* [Material for the task]
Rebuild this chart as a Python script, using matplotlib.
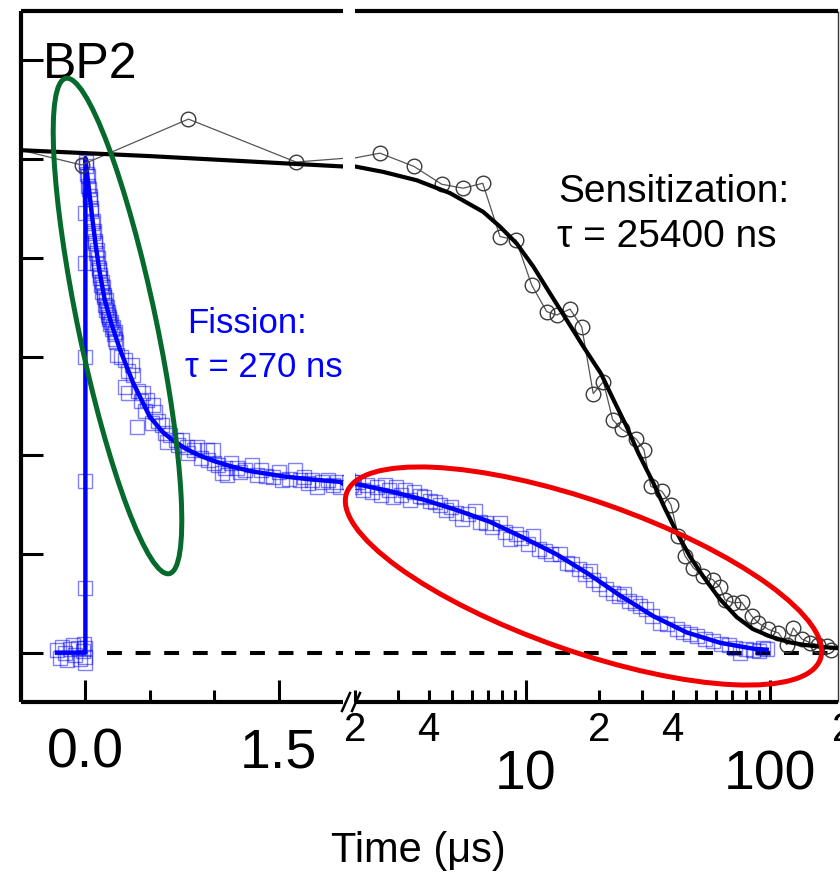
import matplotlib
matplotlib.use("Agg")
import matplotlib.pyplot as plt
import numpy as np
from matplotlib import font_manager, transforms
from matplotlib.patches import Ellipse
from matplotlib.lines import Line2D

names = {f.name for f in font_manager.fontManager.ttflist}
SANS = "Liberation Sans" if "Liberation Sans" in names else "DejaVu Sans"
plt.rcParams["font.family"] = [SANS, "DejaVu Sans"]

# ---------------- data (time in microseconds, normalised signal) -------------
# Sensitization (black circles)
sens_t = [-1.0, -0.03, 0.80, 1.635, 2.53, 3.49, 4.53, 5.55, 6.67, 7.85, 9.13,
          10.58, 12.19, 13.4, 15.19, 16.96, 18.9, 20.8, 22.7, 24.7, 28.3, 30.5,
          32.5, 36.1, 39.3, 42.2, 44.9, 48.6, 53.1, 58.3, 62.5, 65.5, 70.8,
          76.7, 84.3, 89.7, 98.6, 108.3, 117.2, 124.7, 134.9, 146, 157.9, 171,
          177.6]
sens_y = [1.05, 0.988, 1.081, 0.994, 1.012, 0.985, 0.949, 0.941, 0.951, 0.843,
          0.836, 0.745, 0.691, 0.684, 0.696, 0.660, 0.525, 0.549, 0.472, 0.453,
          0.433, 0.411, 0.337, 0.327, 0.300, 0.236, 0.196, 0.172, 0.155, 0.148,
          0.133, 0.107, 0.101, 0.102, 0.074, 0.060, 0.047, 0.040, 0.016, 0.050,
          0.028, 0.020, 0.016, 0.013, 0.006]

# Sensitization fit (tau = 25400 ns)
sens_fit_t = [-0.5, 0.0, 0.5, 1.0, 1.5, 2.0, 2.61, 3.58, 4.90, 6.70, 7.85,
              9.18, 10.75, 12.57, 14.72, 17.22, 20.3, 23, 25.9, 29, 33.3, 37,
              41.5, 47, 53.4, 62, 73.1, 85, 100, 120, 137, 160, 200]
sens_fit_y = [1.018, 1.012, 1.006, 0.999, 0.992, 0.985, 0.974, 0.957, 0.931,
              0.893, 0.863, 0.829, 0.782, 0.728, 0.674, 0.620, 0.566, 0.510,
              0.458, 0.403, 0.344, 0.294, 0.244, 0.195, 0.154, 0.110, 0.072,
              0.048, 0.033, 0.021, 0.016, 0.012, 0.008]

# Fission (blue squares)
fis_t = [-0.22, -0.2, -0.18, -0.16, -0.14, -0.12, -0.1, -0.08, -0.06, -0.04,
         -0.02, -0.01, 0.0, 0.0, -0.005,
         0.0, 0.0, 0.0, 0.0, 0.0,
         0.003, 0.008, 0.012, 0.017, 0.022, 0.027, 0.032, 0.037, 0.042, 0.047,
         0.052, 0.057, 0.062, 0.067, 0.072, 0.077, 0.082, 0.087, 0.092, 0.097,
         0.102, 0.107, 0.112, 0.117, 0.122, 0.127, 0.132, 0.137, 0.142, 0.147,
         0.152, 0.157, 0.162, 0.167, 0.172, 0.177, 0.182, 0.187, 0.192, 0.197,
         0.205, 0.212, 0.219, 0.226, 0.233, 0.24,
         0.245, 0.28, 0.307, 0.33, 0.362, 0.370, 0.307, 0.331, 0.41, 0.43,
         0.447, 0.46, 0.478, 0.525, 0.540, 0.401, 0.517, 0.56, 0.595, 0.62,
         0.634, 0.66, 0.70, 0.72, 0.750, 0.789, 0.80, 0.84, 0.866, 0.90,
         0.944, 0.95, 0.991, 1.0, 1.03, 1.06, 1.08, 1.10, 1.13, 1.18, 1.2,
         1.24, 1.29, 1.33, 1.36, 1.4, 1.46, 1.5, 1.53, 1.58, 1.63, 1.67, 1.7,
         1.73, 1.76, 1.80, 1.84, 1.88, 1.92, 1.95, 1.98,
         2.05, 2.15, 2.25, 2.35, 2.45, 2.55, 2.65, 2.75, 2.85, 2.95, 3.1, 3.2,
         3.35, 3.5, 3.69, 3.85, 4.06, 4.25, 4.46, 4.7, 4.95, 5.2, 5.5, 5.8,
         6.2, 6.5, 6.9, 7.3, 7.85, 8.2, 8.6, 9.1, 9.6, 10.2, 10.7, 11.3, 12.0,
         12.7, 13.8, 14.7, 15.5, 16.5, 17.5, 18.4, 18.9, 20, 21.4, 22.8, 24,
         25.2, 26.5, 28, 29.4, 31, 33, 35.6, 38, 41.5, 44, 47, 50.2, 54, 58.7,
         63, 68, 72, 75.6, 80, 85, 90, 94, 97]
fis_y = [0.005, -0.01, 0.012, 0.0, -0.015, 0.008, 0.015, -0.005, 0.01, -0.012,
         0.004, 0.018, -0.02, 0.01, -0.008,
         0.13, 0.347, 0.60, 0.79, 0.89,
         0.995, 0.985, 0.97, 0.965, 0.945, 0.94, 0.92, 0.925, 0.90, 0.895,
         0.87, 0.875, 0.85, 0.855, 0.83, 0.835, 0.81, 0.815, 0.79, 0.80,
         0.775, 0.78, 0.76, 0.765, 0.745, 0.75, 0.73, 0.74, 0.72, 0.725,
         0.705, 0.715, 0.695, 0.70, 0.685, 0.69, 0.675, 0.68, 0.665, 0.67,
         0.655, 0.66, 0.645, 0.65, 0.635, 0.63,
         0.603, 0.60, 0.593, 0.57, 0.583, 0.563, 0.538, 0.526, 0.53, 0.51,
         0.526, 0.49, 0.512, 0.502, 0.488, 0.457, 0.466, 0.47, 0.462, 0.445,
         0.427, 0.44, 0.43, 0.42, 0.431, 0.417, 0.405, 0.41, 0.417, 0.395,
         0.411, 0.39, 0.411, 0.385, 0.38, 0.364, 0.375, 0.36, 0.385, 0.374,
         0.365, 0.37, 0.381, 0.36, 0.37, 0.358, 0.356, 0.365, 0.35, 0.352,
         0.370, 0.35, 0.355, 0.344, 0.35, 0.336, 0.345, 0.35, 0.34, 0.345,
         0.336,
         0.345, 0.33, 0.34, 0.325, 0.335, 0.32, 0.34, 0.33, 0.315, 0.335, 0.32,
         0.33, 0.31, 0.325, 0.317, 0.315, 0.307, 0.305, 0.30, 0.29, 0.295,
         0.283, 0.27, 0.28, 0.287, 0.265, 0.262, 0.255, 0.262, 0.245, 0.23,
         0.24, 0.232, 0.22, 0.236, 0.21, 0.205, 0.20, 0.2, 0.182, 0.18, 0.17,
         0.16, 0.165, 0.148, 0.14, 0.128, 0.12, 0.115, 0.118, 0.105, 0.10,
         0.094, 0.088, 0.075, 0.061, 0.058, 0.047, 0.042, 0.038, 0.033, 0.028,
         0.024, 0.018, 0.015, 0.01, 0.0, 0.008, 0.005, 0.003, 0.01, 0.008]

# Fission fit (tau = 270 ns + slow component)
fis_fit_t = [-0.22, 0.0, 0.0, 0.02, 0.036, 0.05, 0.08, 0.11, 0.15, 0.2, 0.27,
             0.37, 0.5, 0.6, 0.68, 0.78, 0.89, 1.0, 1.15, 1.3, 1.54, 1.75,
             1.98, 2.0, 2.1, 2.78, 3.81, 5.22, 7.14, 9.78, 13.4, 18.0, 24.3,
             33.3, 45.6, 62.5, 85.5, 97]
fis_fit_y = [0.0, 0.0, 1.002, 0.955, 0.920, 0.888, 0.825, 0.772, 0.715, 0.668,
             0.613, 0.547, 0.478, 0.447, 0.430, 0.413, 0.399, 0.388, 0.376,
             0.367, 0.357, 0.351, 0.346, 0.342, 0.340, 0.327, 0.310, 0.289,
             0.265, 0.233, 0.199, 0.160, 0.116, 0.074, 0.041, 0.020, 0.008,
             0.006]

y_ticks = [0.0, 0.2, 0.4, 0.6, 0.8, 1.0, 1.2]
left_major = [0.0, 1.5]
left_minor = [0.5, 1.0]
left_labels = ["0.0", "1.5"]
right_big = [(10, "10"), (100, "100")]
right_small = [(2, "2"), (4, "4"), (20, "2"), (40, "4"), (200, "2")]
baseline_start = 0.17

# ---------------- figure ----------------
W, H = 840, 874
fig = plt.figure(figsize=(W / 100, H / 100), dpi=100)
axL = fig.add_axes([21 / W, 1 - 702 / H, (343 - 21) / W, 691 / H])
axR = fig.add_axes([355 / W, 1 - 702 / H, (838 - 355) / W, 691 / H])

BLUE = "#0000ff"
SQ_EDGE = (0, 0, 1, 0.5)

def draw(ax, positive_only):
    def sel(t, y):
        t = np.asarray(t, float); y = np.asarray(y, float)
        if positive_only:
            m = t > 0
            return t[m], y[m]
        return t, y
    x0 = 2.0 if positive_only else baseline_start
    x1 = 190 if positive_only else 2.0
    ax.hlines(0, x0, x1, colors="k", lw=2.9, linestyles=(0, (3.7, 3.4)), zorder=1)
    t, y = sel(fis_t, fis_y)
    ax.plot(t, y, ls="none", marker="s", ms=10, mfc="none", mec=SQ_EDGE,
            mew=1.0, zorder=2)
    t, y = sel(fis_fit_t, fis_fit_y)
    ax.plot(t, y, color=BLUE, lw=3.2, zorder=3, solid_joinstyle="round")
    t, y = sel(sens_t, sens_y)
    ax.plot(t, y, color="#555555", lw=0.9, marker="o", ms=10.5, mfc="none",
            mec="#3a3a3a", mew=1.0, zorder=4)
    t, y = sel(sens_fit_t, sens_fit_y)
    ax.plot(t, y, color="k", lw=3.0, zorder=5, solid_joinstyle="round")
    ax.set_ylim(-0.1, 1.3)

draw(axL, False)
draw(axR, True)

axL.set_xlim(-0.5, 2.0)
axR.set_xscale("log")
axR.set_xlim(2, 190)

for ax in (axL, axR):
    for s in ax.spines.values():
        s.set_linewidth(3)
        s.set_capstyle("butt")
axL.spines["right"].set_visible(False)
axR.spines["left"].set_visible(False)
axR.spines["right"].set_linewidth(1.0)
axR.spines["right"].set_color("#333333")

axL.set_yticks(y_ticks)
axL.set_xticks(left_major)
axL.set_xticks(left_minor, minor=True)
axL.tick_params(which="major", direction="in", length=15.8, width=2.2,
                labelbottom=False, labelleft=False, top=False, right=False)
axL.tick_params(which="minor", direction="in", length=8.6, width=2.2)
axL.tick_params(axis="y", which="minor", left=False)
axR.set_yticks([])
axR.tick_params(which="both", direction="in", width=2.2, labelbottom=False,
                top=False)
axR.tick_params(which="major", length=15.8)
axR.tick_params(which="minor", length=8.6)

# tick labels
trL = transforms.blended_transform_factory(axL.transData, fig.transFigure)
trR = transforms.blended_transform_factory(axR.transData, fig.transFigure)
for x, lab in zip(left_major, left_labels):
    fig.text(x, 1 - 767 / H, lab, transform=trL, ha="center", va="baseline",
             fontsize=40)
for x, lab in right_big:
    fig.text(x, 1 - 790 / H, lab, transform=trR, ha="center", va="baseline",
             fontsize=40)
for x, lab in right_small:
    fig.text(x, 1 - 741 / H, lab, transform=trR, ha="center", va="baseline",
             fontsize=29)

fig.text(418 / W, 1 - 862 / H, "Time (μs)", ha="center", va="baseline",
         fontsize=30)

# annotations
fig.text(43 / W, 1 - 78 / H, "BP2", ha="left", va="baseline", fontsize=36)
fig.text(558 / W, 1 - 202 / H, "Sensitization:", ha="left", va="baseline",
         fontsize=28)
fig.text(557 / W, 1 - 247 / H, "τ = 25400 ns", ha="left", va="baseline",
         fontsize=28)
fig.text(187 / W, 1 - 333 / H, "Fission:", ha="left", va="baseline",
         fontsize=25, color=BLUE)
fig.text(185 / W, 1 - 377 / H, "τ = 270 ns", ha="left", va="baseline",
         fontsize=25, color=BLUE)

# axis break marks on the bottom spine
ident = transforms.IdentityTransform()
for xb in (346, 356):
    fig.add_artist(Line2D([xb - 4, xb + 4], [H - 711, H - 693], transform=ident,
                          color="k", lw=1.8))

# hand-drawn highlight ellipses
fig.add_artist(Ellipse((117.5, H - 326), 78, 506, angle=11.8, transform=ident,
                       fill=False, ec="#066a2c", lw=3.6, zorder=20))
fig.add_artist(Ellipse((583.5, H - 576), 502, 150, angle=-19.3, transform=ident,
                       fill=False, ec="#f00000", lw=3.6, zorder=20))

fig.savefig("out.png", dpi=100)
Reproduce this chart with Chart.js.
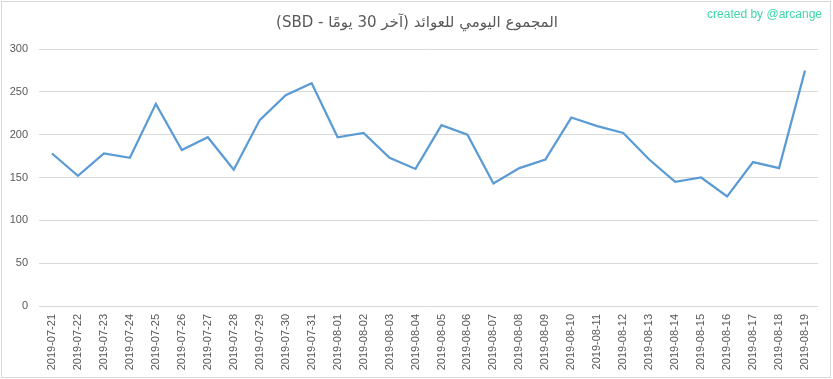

* [Problem description]
Copy whichever lines in the listing above contain the word "chart".

* [Task response]
Rebuild this chart as a Python script, using matplotlib.
Reproduce this chart with Chart.js.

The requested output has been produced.